With the exception of Amazon, the other FANG stocks — Facebook, Netflix and Alphabet, parent of Google — are joining the new sector. Facebook and Alphabet are leaving tech and Netflix is departing consumer discretionary. Amazon will remain in consumer discretionary, and eBay jumps from tech to join it in the largely retail-oriented sector.
While it may sound like inside baseball, the changes in the S&P sectors should, over time, result in massive shifts in stock ownership as money managers realign their portfolios, ETFs restructure holdings, and Wall Street strategists give new weighting to both old and newly aligned industry groups.
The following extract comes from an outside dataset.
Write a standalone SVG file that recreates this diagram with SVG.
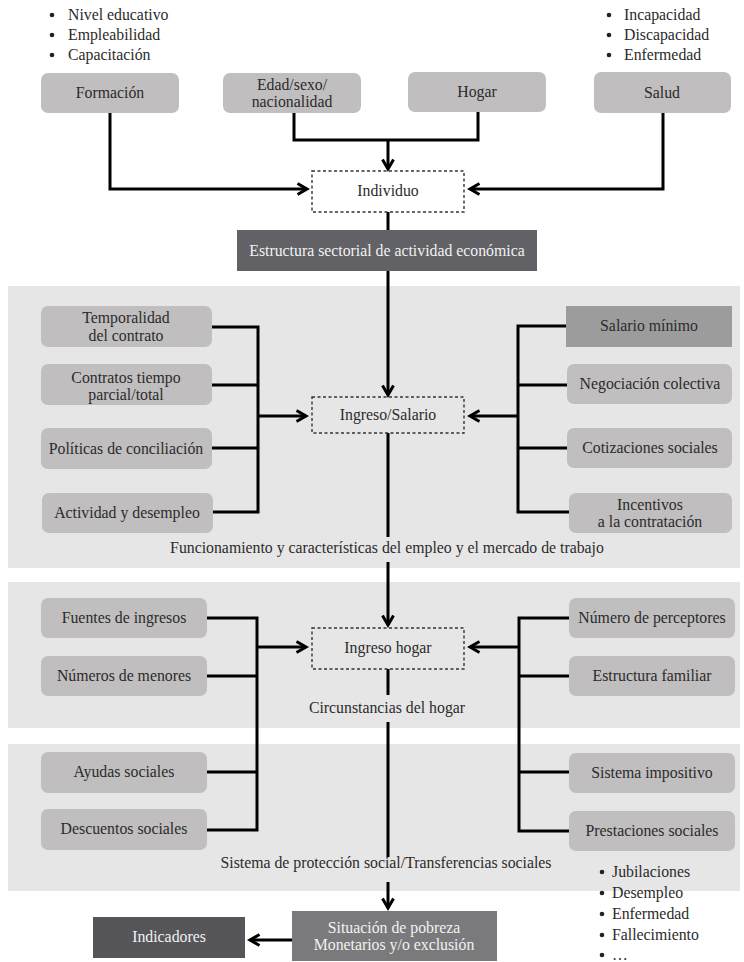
<svg xmlns="http://www.w3.org/2000/svg" width="744" height="962" viewBox="0 0 744 962">
<style>
.t{font-family:"Liberation Serif","Times New Roman",serif;font-size:15.8px;fill:#2b2b2b;text-anchor:middle}
.s{text-anchor:start}
.w{fill:#f2f2f2}
.n{fill:#c0bebe}
.c{stroke:#000;stroke-width:3;fill:none}
.d{fill:none;stroke:#333;stroke-width:1.4;stroke-dasharray:3 2.5}
.bg{fill:#e6e6e6}
.dot{fill:#222}
</style>
<defs>
<marker id="arr" viewBox="0 0 14 14" markerUnits="userSpaceOnUse" markerWidth="14" markerHeight="14" refX="11" refY="7" orient="auto">
<path d="M1.5,1.5 L11,7 L1.5,12.5" fill="none" stroke="#000" stroke-width="3"/>
</marker>
</defs>

<g id="backgrounds">
<rect class="bg" x="8" y="286" width="732" height="282"/>
<rect class="bg" x="8" y="582" width="732" height="146"/>
<rect class="bg" x="8" y="744" width="732" height="147"/>
</g>

<g id="bullets-top-left">
<circle class="dot" cx="52" cy="15" r="2.3"/><text class="t s" x="68" y="20">Nivel educativo</text>
<circle class="dot" cx="52" cy="35" r="2.3"/><text class="t s" x="68" y="40">Empleabilidad</text>
<circle class="dot" cx="52" cy="55" r="2.3"/><text class="t s" x="68" y="60">Capacitación</text>
</g>
<g id="bullets-top-right">
<circle class="dot" cx="609" cy="15" r="2.3"/><text class="t s" x="624" y="20">Incapacidad</text>
<circle class="dot" cx="609" cy="35" r="2.3"/><text class="t s" x="624" y="40">Discapacidad</text>
<circle class="dot" cx="609" cy="55" r="2.3"/><text class="t s" x="624" y="60">Enfermedad</text>
</g>

<g id="connectors">
<path class="c" d="M110,113 V189 H307" marker-end="url(#arr)"/>
<path class="c" d="M663,113 V189 H470" marker-end="url(#arr)"/>
<path class="c" d="M294,113 V140 H478 V112"/>
<path class="c" d="M388,140 V169" marker-end="url(#arr)"/>
<path class="c" d="M388,212 V230"/>
<path class="c" d="M388,271 V395" marker-end="url(#arr)"/>
<path class="c" d="M212,327 H258 V512 H213"/>
<path class="c" d="M212,385 H258"/>
<path class="c" d="M212,448 H258"/>
<path class="c" d="M258,416 H306" marker-end="url(#arr)"/>
<path class="c" d="M566,326 H518 V512 H569"/>
<path class="c" d="M567,385 H518"/>
<path class="c" d="M567,448 H518"/>
<path class="c" d="M518,416 H470" marker-end="url(#arr)"/>
<path class="c" d="M388,433 V537"/>
<path class="c" d="M388,562 V625" marker-end="url(#arr)"/>
<path class="c" d="M207,618 H257 V830 H207"/>
<path class="c" d="M207,676 H257"/>
<path class="c" d="M207,772 H257"/>
<path class="c" d="M257,647 H306" marker-end="url(#arr)"/>
<path class="c" d="M569,618 H519 V831 H569"/>
<path class="c" d="M569,676 H519"/>
<path class="c" d="M569,772 H519"/>
<path class="c" d="M519,647 H470" marker-end="url(#arr)"/>
<path class="c" d="M388,669 V695"/>
<path class="c" d="M388,722 V857"/>
<path class="c" d="M388,882 V908" marker-end="url(#arr)"/>
<path class="c" d="M292,940 H250" marker-end="url(#arr)"/>
</g>

<g id="formacion"><rect class="n" x="41" y="73" width="138" height="40" rx="7"/><text class="t" x="110" y="98">Formación</text></g>
<g id="edad"><rect class="n" x="223" y="73" width="138" height="40" rx="7"/><text class="t" x="292" y="90">Edad/sexo/</text><text class="t" x="292" y="107">nacionalidad</text></g>
<g id="hogar"><rect class="n" x="408" y="72" width="138" height="40" rx="7"/><text class="t" x="477" y="97">Hogar</text></g>
<g id="salud"><rect class="n" x="594" y="72" width="137" height="41" rx="7"/><text class="t" x="662" y="98">Salud</text></g>

<g id="individuo"><rect class="d" x="312" y="171" width="152" height="41" fill="#fff"/><text class="t" x="388" y="196">Individuo</text></g>
<g id="estructura-sectorial"><rect x="237" y="230" width="300" height="41" fill="#616166"/><text class="t w" x="387" y="256">Estructura sectorial de actividad económica</text></g>

<g id="temporalidad"><rect class="n" x="41" y="306" width="171" height="41" rx="7"/><text class="t" x="126" y="323">Temporalidad</text><text class="t" x="126" y="341">del contrato</text></g>
<g id="contratos"><rect class="n" x="41" y="364" width="171" height="41" rx="7"/><text class="t" x="126" y="383">Contratos tiempo</text><text class="t" x="126" y="400">parcial/total</text></g>
<g id="politicas"><rect class="n" x="41" y="428" width="171" height="41" rx="7"/><text class="t" x="126" y="454">Políticas de conciliación</text></g>
<g id="actividad"><rect class="n" x="42" y="493" width="171" height="40" rx="7"/><text class="t" x="127" y="518">Actividad y desempleo</text></g>

<g id="ingreso-salario"><rect class="d" x="312" y="397" width="152" height="36"/><text class="t" x="388" y="420">Ingreso/Salario</text></g>

<g id="salario-minimo"><rect x="566" y="306" width="166" height="41" fill="#9d9c9c"/><text class="t" x="649" y="331">Salario mínimo</text></g>
<g id="negociacion"><rect class="n" x="567" y="364" width="165" height="40" rx="7"/><text class="t" x="650" y="389">Negociación colectiva</text></g>
<g id="cotizaciones"><rect class="n" x="567" y="428" width="165" height="40" rx="7"/><text class="t" x="650" y="453">Cotizaciones sociales</text></g>
<g id="incentivos"><rect class="n" x="569" y="493" width="163" height="40" rx="7"/><text class="t" x="650" y="510">Incentivos</text><text class="t" x="650" y="527">a la contratación</text></g>

<text class="t" x="387" y="553">Funcionamiento y características del empleo y el mercado de trabajo</text>

<g id="ingreso-hogar"><rect class="d" x="312" y="628" width="152" height="41"/><text class="t" x="388" y="653">Ingreso hogar</text></g>
<g id="fuentes"><rect class="n" x="41" y="598" width="166" height="40" rx="7"/><text class="t" x="124" y="623">Fuentes de ingresos</text></g>
<g id="menores"><rect class="n" x="41" y="656" width="166" height="40" rx="7"/><text class="t" x="124" y="681">Números de menores</text></g>
<g id="perceptores"><rect class="n" x="569" y="598" width="166" height="40" rx="7"/><text class="t" x="652" y="623">Número de perceptores</text></g>
<g id="estructura-familiar"><rect class="n" x="569" y="656" width="166" height="40" rx="7"/><text class="t" x="652" y="681">Estructura familiar</text></g>

<text class="t" x="387" y="713">Circunstancias del hogar</text>

<g id="ayudas"><rect class="n" x="41" y="752" width="166" height="41" rx="7"/><text class="t" x="124" y="777">Ayudas sociales</text></g>
<g id="descuentos"><rect class="n" x="41" y="809" width="166" height="41" rx="7"/><text class="t" x="124" y="834">Descuentos sociales</text></g>
<g id="impositivo"><rect class="n" x="569" y="753" width="166" height="40" rx="7"/><text class="t" x="652" y="778">Sistema impositivo</text></g>
<g id="prestaciones"><rect class="n" x="569" y="811" width="166" height="40" rx="7"/><text class="t" x="652" y="836">Prestaciones sociales</text></g>

<text class="t" x="386" y="868">Sistema de protección social/Transferencias sociales</text>

<g id="bullets-prestaciones">
<circle class="dot" cx="602" cy="872" r="2.3"/><text class="t s" x="612" y="877">Jubilaciones</text>
<circle class="dot" cx="602" cy="893" r="2.3"/><text class="t s" x="612" y="898">Desempleo</text>
<circle class="dot" cx="602" cy="914" r="2.3"/><text class="t s" x="612" y="919">Enfermedad</text>
<circle class="dot" cx="602" cy="935" r="2.3"/><text class="t s" x="612" y="940">Fallecimiento</text>
<circle class="dot" cx="602" cy="955" r="2.3"/><text class="t s" x="612" y="960">…</text>
</g>

<g id="situacion"><rect x="292" y="911" width="205" height="50" fill="#7a7a7c"/><text class="t w" x="394" y="933">Situación de pobreza</text><text class="t w" x="394" y="950">Monetarios y/o exclusión</text></g>
<g id="indicadores"><rect x="93" y="917" width="152" height="41" fill="#55555a"/><text class="t w" x="169" y="942">Indicadores</text></g>
</svg>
Some of the changes have already occurred, as there is already a new ETF , the Communications Services Select Sector SPDR Fund XLC, to reflect the sector.
Bottom line for investors is it may give a boost to the technology sector as big money managers end up underweight tech as Facebook and Alphabet leave the sector. There could also be new buying in some of the media and other stocks as managers add holdings in the communications services sector, and even as Netflix and Alphabet bring some of their momentum to the group.
"What you look at is managers have to look at where they're positioned versus their benchmark, and they can only be overweight or underweight by a certain amount," said Steven DeSanctis, equity strategist at Jefferies. "Large growth guys are going to underweight traditional tech. Small-cap growth guys have a big overweight in software."
The fact that some of widely held and followed FANG is a part of it makes some of the changes more profound. The changes take place at Friday's close but the current sectors will stay in place until the end of the quarter, a week later. Analysts expect the price-earnings ratio in tech to drop, as some of the high-flying names like Alphabet leave. CFRA says the market cap of the tech sector will shrink by about 19 percent.